Parce qu'elles peuvent être amenées à demander des dérogations aux réglementations en vigueur pour leur permettre d'aménager leur quotidien, les personnes malades, dans les cas dont nous discutons, doivent se résoudre à des formalités administratives parfois longues. En ma qualité de médecin, je partage ce constat, qui doit nous conduire à apporter de bonnes réponses et est à l'origine de la proposition de loi dont nous discutons. Mais, si votre texte entrait en vigueur, la création du registre des maladies rares produirait des effets qui ne répondraient ni aux besoins ni aux attentes des malades, à plusieurs titres.

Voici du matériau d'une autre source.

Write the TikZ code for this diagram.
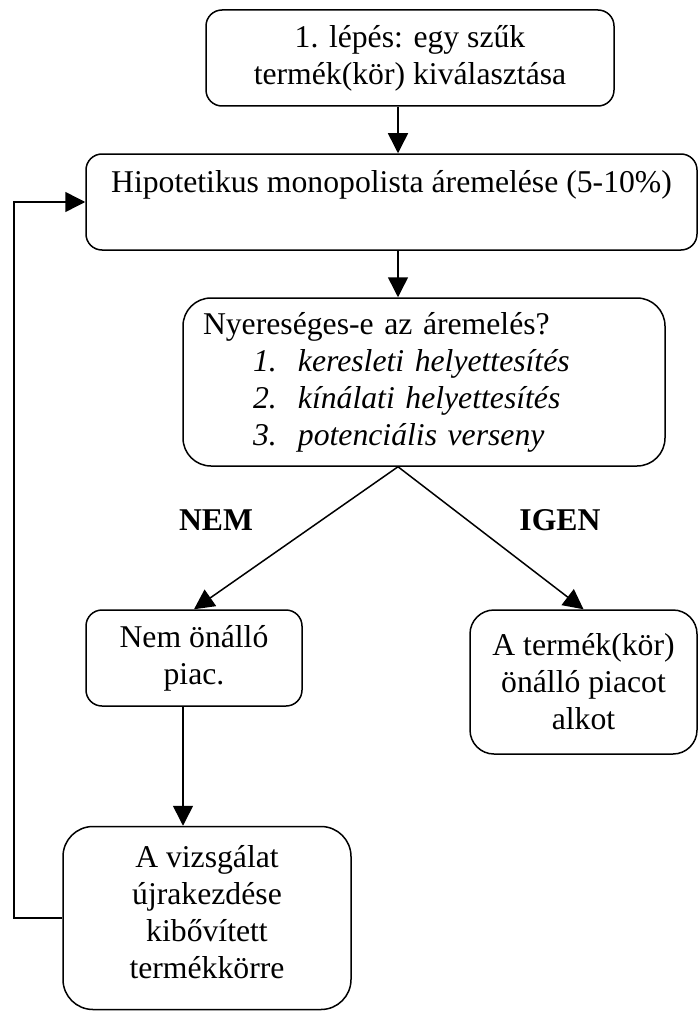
\documentclass[tikz,border=0pt]{standalone}
\usepackage{fontspec}
\setmainfont{Liberation Serif}
\usetikzlibrary{arrows.meta,positioning,calc}

\begin{document}
\begin{tikzpicture}[
  x=1pt, y=-1pt,
  >={Triangle[width=20pt,length=20pt]},
  every node/.style={font=\fontsize{31.7}{37}\selectfont},
  box/.style={rectangle, draw=black, line width=1.5pt, align=center, inner sep=0pt},
  lab/.style={font=\fontsize{31.7}{37}\selectfont\bfseries, inner sep=0pt},
  link/.style={->, line width=1.5pt}
]
  \useasboundingbox (0,0) rectangle (699,1014);

  \node[box, rounded corners=16pt, minimum width=408pt, minimum height=96pt] (step) at (410,58) {1. lépés: egy szűk\\termék(kör) kiválasztása};
  \node[box, rounded corners=16pt, minimum width=611pt, minimum height=96pt, text depth=41pt] (hmt) at (391.5,202) {Hipotetikus monopolista áremelése (5-10\%)};
  \node[box, rounded corners=28pt, minimum width=482pt, minimum height=168pt, text width=442pt, align=left, inner xsep=20pt] (quest) at (424,382) {Nyereséges-e az áremelés?\\
    \hspace*{50pt}\makebox[45pt][l]{\itshape 1.}\textit{keresleti helyettesítés}\\
    \hspace*{50pt}\makebox[45pt][l]{\itshape 2.}\textit{kínálati helyettesítés}\\
    \hspace*{50pt}\makebox[45pt][l]{\itshape 3.}\textit{potenciális verseny}};
  \node[box, rounded corners=16pt, minimum width=216pt, minimum height=96pt] (nopiac) at (194,658) {Nem önálló\\piac.};
  \node[box, rounded corners=24pt, minimum width=227pt, minimum height=144pt] (piac) at (583.5,682) {A termék(kör)\\önálló piacot\\alkot};
  \node[box, rounded corners=30pt, minimum width=288pt, minimum height=183pt, text depth=12pt] (restart) at (207,918) {A vizsgálat\\újrakezdése\\kibővített\\termékkörre};

  \node[lab] (nem) at (216,520) {NEM};
  \node[lab] (igen) at (560,520) {IGEN};

  \coordinate (spine) at (398,0);
  \coordinate (drop) at (183,0);
  \coordinate (rail) at (14,500);

  \draw[link] (step.south -| spine) -- (hmt.north -| spine);
  \draw[link] (hmt.south -| spine) -- (quest.north -| spine);
  \draw[link] (quest.south -| spine) -- (nopiac.north);
  \draw[link] (quest.south -| spine) -- (piac.north);
  \draw[link] (nopiac.south -| drop) -- (restart.north -| drop);
  \draw[link] (restart.west) -| (rail) |- (hmt.west);
\end{tikzpicture}
\end{document}
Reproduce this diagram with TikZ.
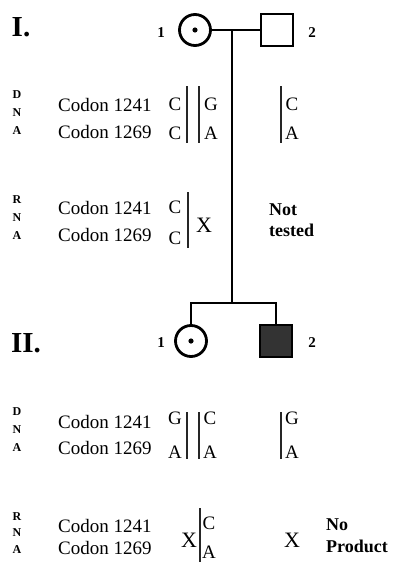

Choisir, c'est renoncer : ce principe s'applique entièrement à la proposition centrale du texte. Sous couvert – encore une fois, c'est une noble intention – de faciliter les formalités administratives des personnes atteintes de certaines pathologies, ce texte, s'il prenait force de loi, exclurait de fait celles atteintes de toutes les autres. En l'occurrence, s'il existe plus de 7 000 maladies rares, toutes ne pourraient pas faire partie de la liste créée par ce texte ; par conséquent, beaucoup seraient laissées de côté. La simplification administrative ne saurait se faire au profit d'une hiérarchisation des pathologies ou d'un quelconque choix opéré par le législateur. Sachons faire confiance collectivement aux personnels de santé, qui sont confrontés chaque jour aux réalités des pathologies et qui, avec l'administration, tentent de répondre du mieux qu'ils peuvent à tous les patients, quelles que soient les maladies rares dont ceux-ci sont atteints.

Ensuite, vous ne l'ignorez pas, mes chers collègues, les maladies, telles qu'elles sont décrites dans les livres, ne sont pas exactement les mêmes que dans la réalité. Si les symptômes sont parfois semblables, il n'en demeure pas moins que chaque pathologie se manifeste d'une manière différente en fonction de l'individu qu'elle touche. Si, a priori, créer une liste de celles qui nécessitent des dérogations est, sur le papier, une idée tout à fait intéressante, dans la réalité, cela méconnaîtrait le principe essentiel de la différenciation des symptômes et des effets en fonction du patient. Cette loi effacerait donc, aux yeux de l'administration exécutante, la prise en compte des particularismes et singularités des symptômes, ce qui n'est évidemment pas imaginable. Le coeur de la promesse de notre état social est bien le meilleur accompagnement possible pour chaque malade, sans distinction réductrice. Je crois fondamentalement que ce texte constituerait une atteinte à cette promesse d'universalité de notre système de santé.

Au-delà de ces très importantes questions de fond, le périmètre même de la proposition de loi ne semble pas répondre aux attentes et aux besoins des personnes atteintes de maladies rares.